At least 33 oil spills ranging from simple sheens to 8,000 gallons plagued Louisiana in the aftermath of Hurricane Gustav. Most of the oil spills were sheens, not slicks, so were of minimal wildlife concern.
Although not as severe an impact as the eight million gallons spills resulting from the Hurricanes Katrina and Rita, one Hurricane Gustav incident coated numerous brown pelicans.
This Breton Sound spill 25 miles northwest of Breton National Wildlife Refuge was only 20 barrels -- small in relation to most spills -- yet it oiled about 20 brown pelicans, 10 severely.
The U.S. Coast Guard called Environmental Contaminants Specialist Buddy Goatcher, U.S. Fish and Wildlife Service, Lafayette Ecological Services Office, for technical assistance late Friday, Sept. 5, 2008. Pelican rescue operations were planned for the next morning.
Goatcher contacted pilot Reggie Fontenot of Southern Helicopters to secure a Bell Long Ranger L3 helicopter, the tool of choice for low-level wildlife work. Fontenot, with more than 32 years flying experience, has worked with the Service on National Wildlife Refuge System prescribed fires and wildfires, and has worked with Goatcher on oil spills for at least ten of those years. Fortunately, the right helicopter and pilot were available, in spite of the great demand for helicopters by FEMA, and private needs following Gustavs impact.
Goatcher and Fontenot have perfected a technique developed over the last decade of catching free-flying oiled birds by using the down draft under the helicopter to push oiled flying birds to the water surface and keep them on the surface. They hold the birds in this manner until the capture boats scoop them from the water with pole nets, something easier said than done.

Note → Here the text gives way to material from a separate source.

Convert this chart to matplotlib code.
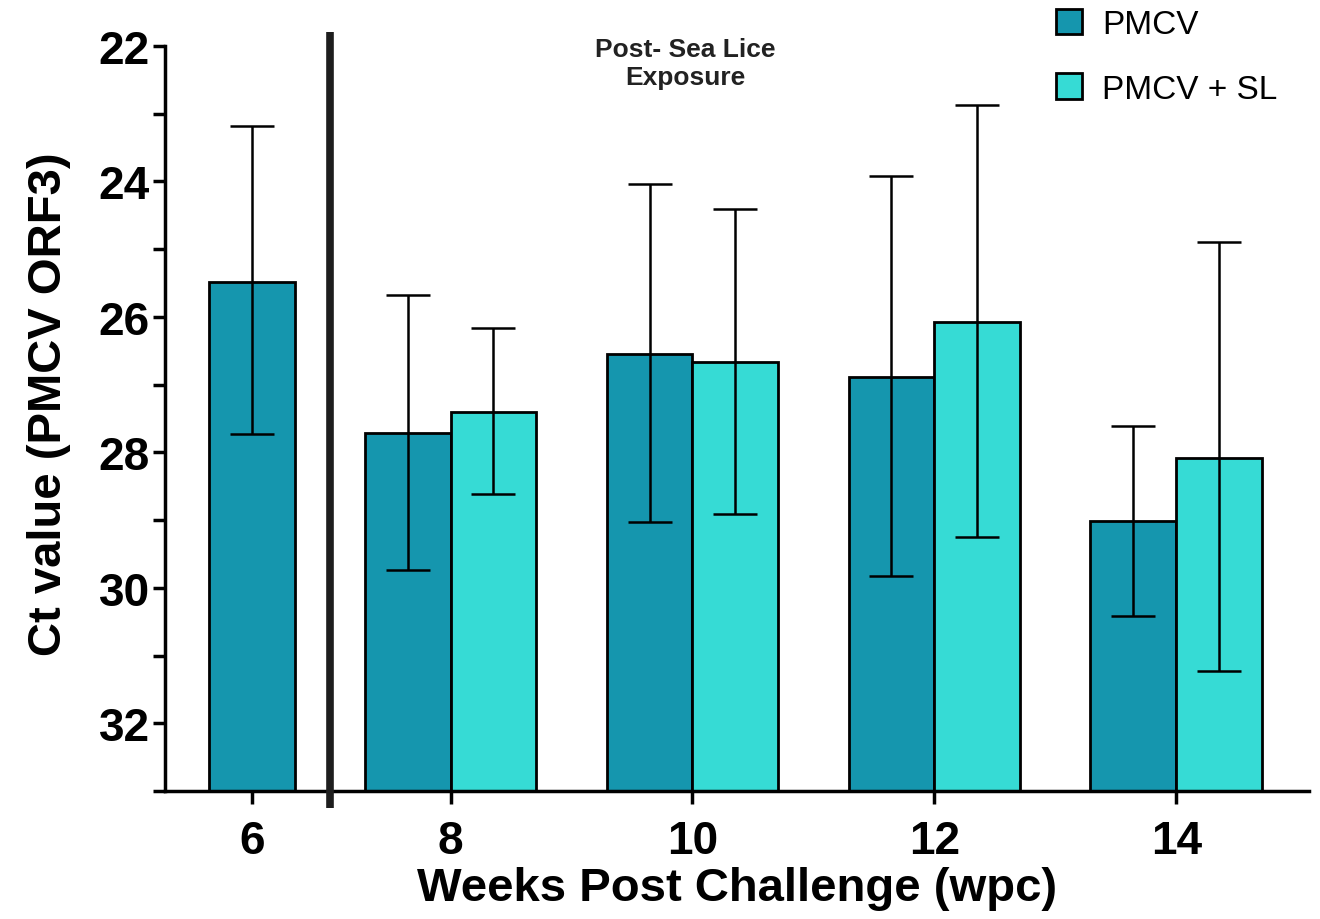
import matplotlib
matplotlib.use("Agg")
import matplotlib.pyplot as plt
from matplotlib.patches import Patch
from matplotlib.ticker import MultipleLocator

# data (Ct values, lower = more virus, axis inverted)
weeks = ["6", "8", "10", "12", "14"]
pmcv = [25.49, 27.72, 26.55, 26.89, 29.02]
pmcv_lo = [23.18, 25.68, 24.04, 23.92, 27.61]
pmcv_hi = [27.73, 29.73, 29.03, 29.83, 30.42]
sl_weeks = ["8", "10", "12", "14"]
sl = [27.41, 26.67, 26.08, 28.09]
sl_lo = [26.17, 24.41, 22.87, 24.90]
sl_hi = [28.62, 28.91, 29.25, 31.22]

c_pmcv = "#1596ae"
c_sl = "#36dbd5"

# group positions (week 6 sits closer to the divider line)
xpos = [0.18, 1, 2, 3, 4]
w = 0.355
base = 33.0

plt.rcParams['font.family'] = ['Liberation Sans', 'DejaVu Sans']
fig = plt.figure(figsize=(13.2, 9.2), dpi=100)
ax = fig.add_axes([0.125, 0.139, 0.867, 0.810])

# PMCV bars: week 6 centred, others left of the tick
px = [xpos[0]] + [x - w / 2 for x in xpos[1:]]
ax.bar(px, [base - v for v in pmcv], bottom=pmcv, width=w, color=c_pmcv,
       edgecolor="black", linewidth=2, zorder=2)
sx = [x + w / 2 for x in xpos[1:]]
ax.bar(sx, [base - v for v in sl], bottom=sl, width=w, color=c_sl,
       edgecolor="black", linewidth=2, zorder=2)

ax.errorbar(px, pmcv, yerr=[[v - lo for v, lo in zip(pmcv, pmcv_lo)],
                            [hi - v for v, hi in zip(pmcv, pmcv_hi)]],
            fmt="none", ecolor="black", elinewidth=1.8, capsize=16, capthick=1.8, zorder=3)
ax.errorbar(sx, sl, yerr=[[v - lo for v, lo in zip(sl, sl_lo)],
                          [hi - v for v, hi in zip(sl, sl_hi)]],
            fmt="none", ecolor="black", elinewidth=1.8, capsize=16, capthick=1.8, zorder=3)

ax.set_ylim(33, 22)
ax.set_xlim(-0.18, 4.55)
ax.yaxis.set_major_locator(MultipleLocator(2))
ax.yaxis.set_minor_locator(MultipleLocator(1))
ax.set_xticks(xpos)
ax.set_xticklabels(weeks)

for s in ["top", "right"]:
    ax.spines[s].set_visible(False)
ax.spines["left"].set_linewidth(2.5)
ax.spines["bottom"].set_linewidth(2.5)
ax.tick_params(axis="both", which="major", width=2.5, length=9, labelsize=33, pad=2)
ax.tick_params(axis="x", which="major", pad=11)
ax.tick_params(axis="y", which="minor", width=2.5, length=9)
for lab in ax.get_xticklabels() + ax.get_yticklabels():
    lab.set_fontweight("bold")

ax.set_ylabel("Ct value (PMCV ORF3)", fontsize=34, fontweight="bold")
ax.yaxis.set_label_coords(-0.082, 0.52)
ax.set_xlabel("Weeks Post Challenge (wpc)", fontsize=34, fontweight="bold", labelpad=2)

# divider between pre- and post- sea lice exposure
ax.plot([0.5, 0.5], [33.25, 21.8], color="#1e1e1e", linewidth=5.5,
        clip_on=False, zorder=4, solid_capstyle="butt")
ax.text(1.97, 22.25, "Post- Sea Lice\nExposure", ha="center", va="center",
        fontsize=19, fontweight="bold", linespacing=1.2, color="#222222")

handles = [Patch(facecolor=c_pmcv, edgecolor="black", linewidth=2, label="PMCV"),
           Patch(facecolor=c_sl, edgecolor="black", linewidth=2, label="PMCV + SL")]
fig.legend(handles=handles, loc="upper left", bbox_to_anchor=(0.777, 1.022),
           frameon=False, fontsize=24, handlelength=0.8, handleheight=0.8,
           labelspacing=1.0, handletextpad=0.6)

fig.savefig("out.png", dpi=100)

The big challenge is the helicopter rotor wash that pushes the netters and boats away from the birds, said Goatcher. It takes a coordinated effort of the helicopter pilot with his biologist spotter, the netters, and the skilled boat operators to choreograph the capture boat and helicopter maneuvers in winds, water currents, shallows, and unpredictable bird movements.
The U.S. Coast Guard New Orleans Sector, bird rehab specialists from Wildlife Rehab and Education, Texas, and boat operators and deckhands from ES&H out of Houma, Louisiana composed the two bird-capture boat crews.
By the end of the day, the helicopter and boat crews operating as a unit located and captured 10 free-flying, oiled brown pelicans.
In the rehab center, located in Houma, Louisiana -- ground zero for the recent Hurricane Gustav -- the oiled rail died, as did one of the brown pelicans that was in a starved state (most likely a condition that preceded its oiling). One of the oiled pelicans that needed further rehab and rest was placed in a long-term care facility in Louisiana. All the other pelicans were cleaned and released into the Louisiana marsh the next day.